苦い文学

プラテポー IDP キャンプ(1)

メーソートに戻ってきたその夜、私は疲れが出たのか、高熱と腹痛でのたうちまわり、その次の日も1日寝ていた。

ようやく動けるようになったのはその次の日で、なにも食べることはできなかったが、私は友人とともに牧師にいくつかの場所につれて行ってもらった。

初めに行ったのは、メーソート市街から車で 45 分ほどのなだらかな丘陵地帯で、すぐ近くに大きな川が流れている。

その川の向こうはビルマだ。向こう岸には木々の間に小さな粗末な家が立ち並んでいるのが見える。

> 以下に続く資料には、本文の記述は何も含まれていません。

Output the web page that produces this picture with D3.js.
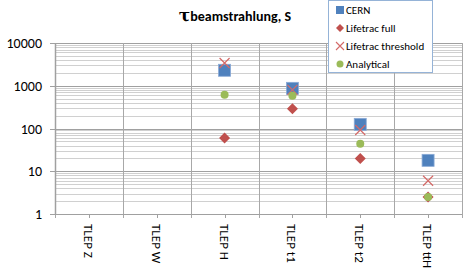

これは IDP キャンプだという。IDPというのは国内避難民(Internal Displaced People)のことで、要するに国外にも逃げることのできない難民たちだ。

「プラテポー」キャンプという名前だとのことだが、正確にはわからない。

このキャンプには、2021年のビルマ軍のクーデターのときに逃げた人々が暮らしている。現在は 920 人いるという。

クーデター当時、人々はみな川を歩いて渡ってタイ側に逃げた。だが、タイ側に逃げたとて、タイの警察に捕まれば不法入国者として追い返される。そこで、人々はサトウキビ畑の中に入って隠れていたそうだ。

「それで、私は妻と一緒に車ででかけて、サトウキビ畑で大声でさがしてね、見つけると安全なところにまで連れて行ったよ」

と牧師は私たちに語ってくれた。